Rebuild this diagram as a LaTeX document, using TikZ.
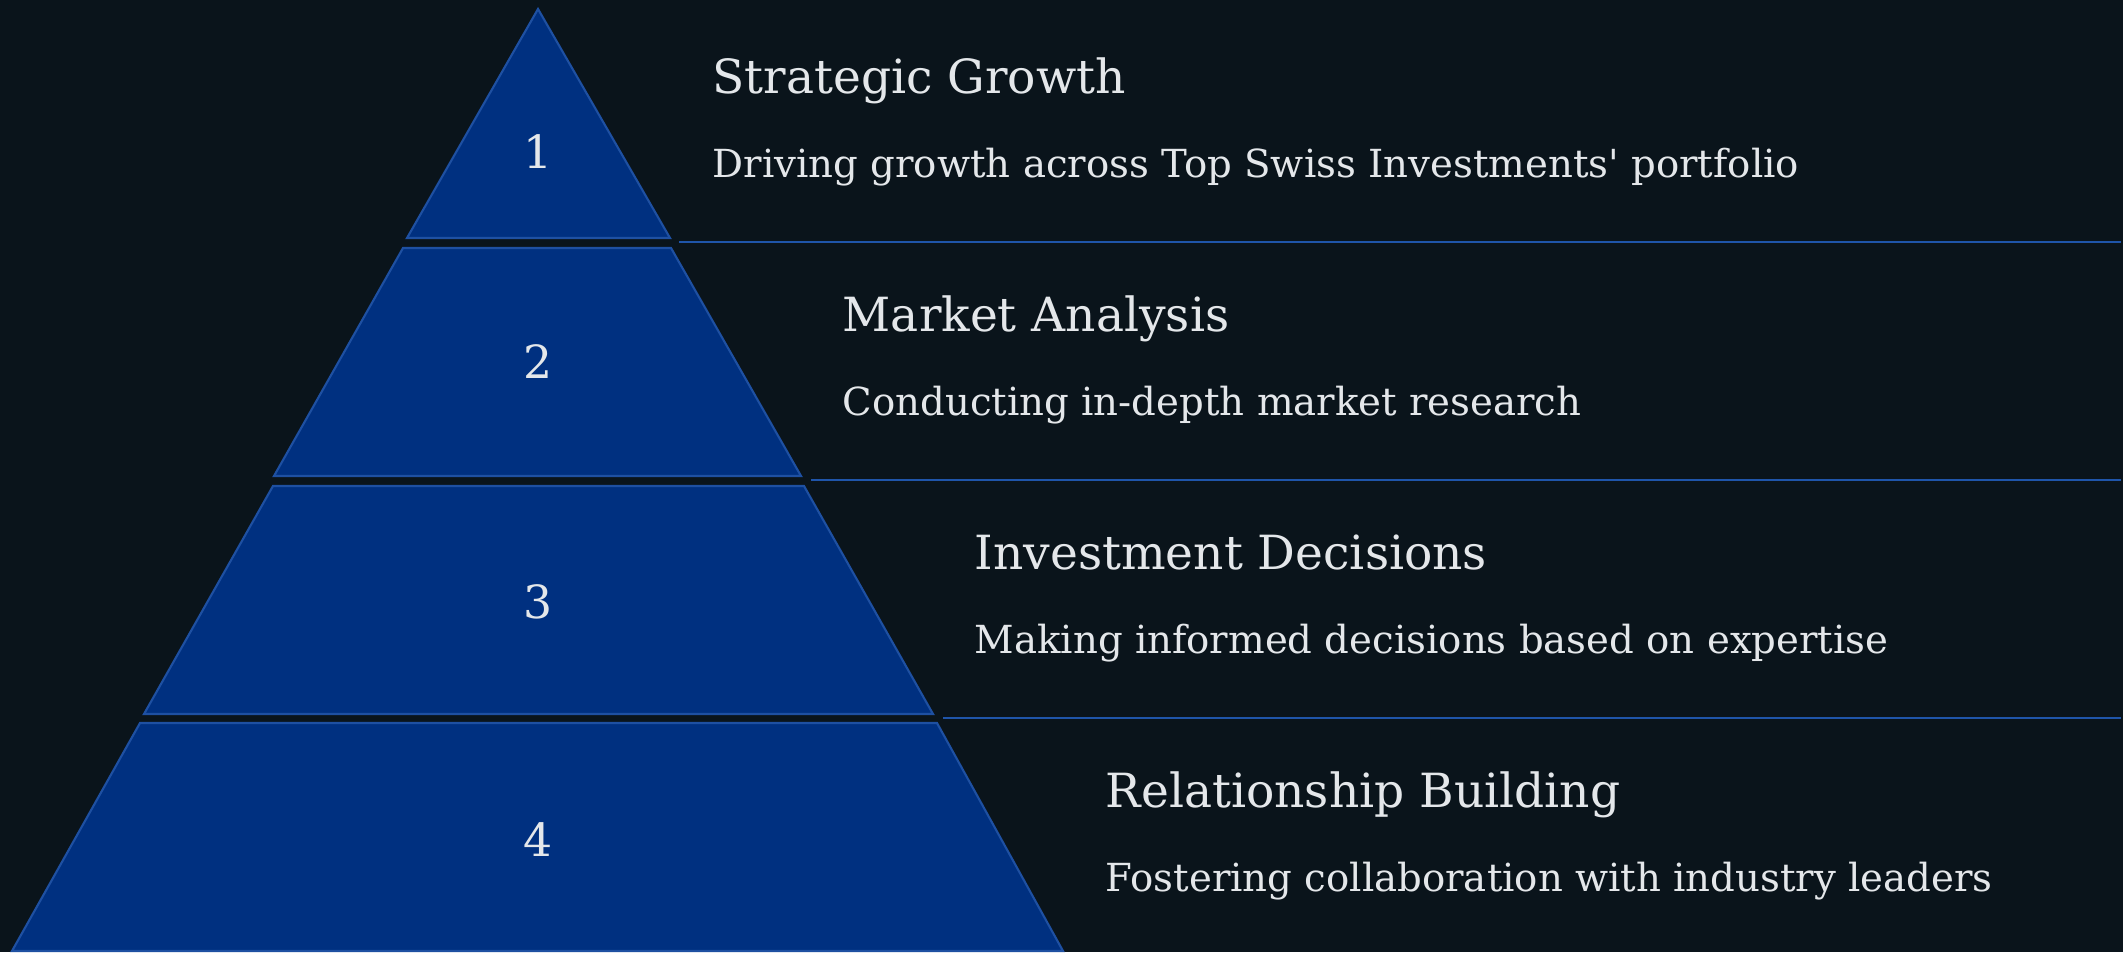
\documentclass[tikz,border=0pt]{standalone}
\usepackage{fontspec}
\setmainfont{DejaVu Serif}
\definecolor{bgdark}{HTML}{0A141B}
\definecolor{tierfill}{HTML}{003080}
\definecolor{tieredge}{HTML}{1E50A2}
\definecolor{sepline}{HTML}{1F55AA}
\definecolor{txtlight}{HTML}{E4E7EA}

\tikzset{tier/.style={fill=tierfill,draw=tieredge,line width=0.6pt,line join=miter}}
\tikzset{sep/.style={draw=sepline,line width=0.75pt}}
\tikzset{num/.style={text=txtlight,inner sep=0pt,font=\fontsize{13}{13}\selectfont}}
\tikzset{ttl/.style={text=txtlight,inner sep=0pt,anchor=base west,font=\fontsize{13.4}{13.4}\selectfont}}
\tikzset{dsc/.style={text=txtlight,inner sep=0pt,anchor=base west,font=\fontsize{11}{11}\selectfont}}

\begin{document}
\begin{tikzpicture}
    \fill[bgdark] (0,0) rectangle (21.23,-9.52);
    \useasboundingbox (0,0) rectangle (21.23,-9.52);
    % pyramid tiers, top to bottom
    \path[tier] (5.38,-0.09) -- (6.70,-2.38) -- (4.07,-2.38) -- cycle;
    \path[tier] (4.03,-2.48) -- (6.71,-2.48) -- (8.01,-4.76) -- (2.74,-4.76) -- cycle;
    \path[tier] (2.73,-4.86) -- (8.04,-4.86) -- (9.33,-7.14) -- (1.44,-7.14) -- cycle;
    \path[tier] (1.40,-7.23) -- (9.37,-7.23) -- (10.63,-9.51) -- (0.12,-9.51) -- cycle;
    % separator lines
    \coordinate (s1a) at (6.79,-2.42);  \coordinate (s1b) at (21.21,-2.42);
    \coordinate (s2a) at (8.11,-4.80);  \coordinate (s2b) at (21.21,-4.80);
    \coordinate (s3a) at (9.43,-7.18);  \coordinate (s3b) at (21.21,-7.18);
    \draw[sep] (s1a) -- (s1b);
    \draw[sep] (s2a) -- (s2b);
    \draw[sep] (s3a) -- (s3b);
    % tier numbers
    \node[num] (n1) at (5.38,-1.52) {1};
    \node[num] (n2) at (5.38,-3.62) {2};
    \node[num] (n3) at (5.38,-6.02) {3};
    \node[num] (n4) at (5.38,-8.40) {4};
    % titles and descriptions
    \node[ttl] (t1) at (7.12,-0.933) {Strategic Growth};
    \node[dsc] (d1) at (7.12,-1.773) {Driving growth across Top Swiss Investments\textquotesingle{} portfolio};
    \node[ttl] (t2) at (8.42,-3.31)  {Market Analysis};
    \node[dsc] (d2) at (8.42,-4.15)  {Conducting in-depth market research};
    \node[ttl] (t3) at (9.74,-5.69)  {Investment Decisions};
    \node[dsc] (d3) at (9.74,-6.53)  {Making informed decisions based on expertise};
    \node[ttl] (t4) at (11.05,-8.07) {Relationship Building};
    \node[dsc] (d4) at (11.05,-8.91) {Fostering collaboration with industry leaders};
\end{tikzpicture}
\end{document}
────────────────────
# What needs to be done
Reproduce the material in full, word for word, and omit the pictures.

# Exercise answer
Rebuild this diagram as a LaTeX document, using TikZ.
\documentclass[tikz,border=0pt]{standalone}
\usepackage{fontspec}
\setmainfont{DejaVu Serif}
\definecolor{bgdark}{HTML}{0A141B}
\definecolor{tierfill}{HTML}{003080}
\definecolor{tieredge}{HTML}{1E50A2}
\definecolor{sepline}{HTML}{1F55AA}
\definecolor{txtlight}{HTML}{E4E7EA}

\tikzset{tier/.style={fill=tierfill,draw=tieredge,line width=0.6pt,line join=miter}}
\tikzset{sep/.style={draw=sepline,line width=0.75pt}}
\tikzset{num/.style={text=txtlight,inner sep=0pt,font=\fontsize{13}{13}\selectfont}}
\tikzset{ttl/.style={text=txtlight,inner sep=0pt,anchor=base west,font=\fontsize{13.4}{13.4}\selectfont}}
\tikzset{dsc/.style={text=txtlight,inner sep=0pt,anchor=base west,font=\fontsize{11}{11}\selectfont}}

\begin{document}
\begin{tikzpicture}
    \fill[bgdark] (0,0) rectangle (21.23,-9.52);
    \useasboundingbox (0,0) rectangle (21.23,-9.52);
    % pyramid tiers, top to bottom
    \path[tier] (5.38,-0.09) -- (6.70,-2.38) -- (4.07,-2.38) -- cycle;
    \path[tier] (4.03,-2.48) -- (6.71,-2.48) -- (8.01,-4.76) -- (2.74,-4.76) -- cycle;
    \path[tier] (2.73,-4.86) -- (8.04,-4.86) -- (9.33,-7.14) -- (1.44,-7.14) -- cycle;
    \path[tier] (1.40,-7.23) -- (9.37,-7.23) -- (10.63,-9.51) -- (0.12,-9.51) -- cycle;
    % separator lines
    \coordinate (s1a) at (6.79,-2.42);  \coordinate (s1b) at (21.21,-2.42);
    \coordinate (s2a) at (8.11,-4.80);  \coordinate (s2b) at (21.21,-4.80);
    \coordinate (s3a) at (9.43,-7.18);  \coordinate (s3b) at (21.21,-7.18);
    \draw[sep] (s1a) -- (s1b);
    \draw[sep] (s2a) -- (s2b);
    \draw[sep] (s3a) -- (s3b);
    % tier numbers
    \node[num] (n1) at (5.38,-1.52) {1};
    \node[num] (n2) at (5.38,-3.62) {2};
    \node[num] (n3) at (5.38,-6.02) {3};
    \node[num] (n4) at (5.38,-8.40) {4};
    % titles and descriptions
    \node[ttl] (t1) at (7.12,-0.933) {Strategic Growth};
    \node[dsc] (d1) at (7.12,-1.773) {Driving growth across Top Swiss Investments\textquotesingle{} portfolio};
    \node[ttl] (t2) at (8.42,-3.31)  {Market Analysis};
    \node[dsc] (d2) at (8.42,-4.15)  {Conducting in-depth market research};
    \node[ttl] (t3) at (9.74,-5.69)  {Investment Decisions};
    \node[dsc] (d3) at (9.74,-6.53)  {Making informed decisions based on expertise};
    \node[ttl] (t4) at (11.05,-8.07) {Relationship Building};
    \node[dsc] (d4) at (11.05,-8.91) {Fostering collaboration with industry leaders};
\end{tikzpicture}
\end{document}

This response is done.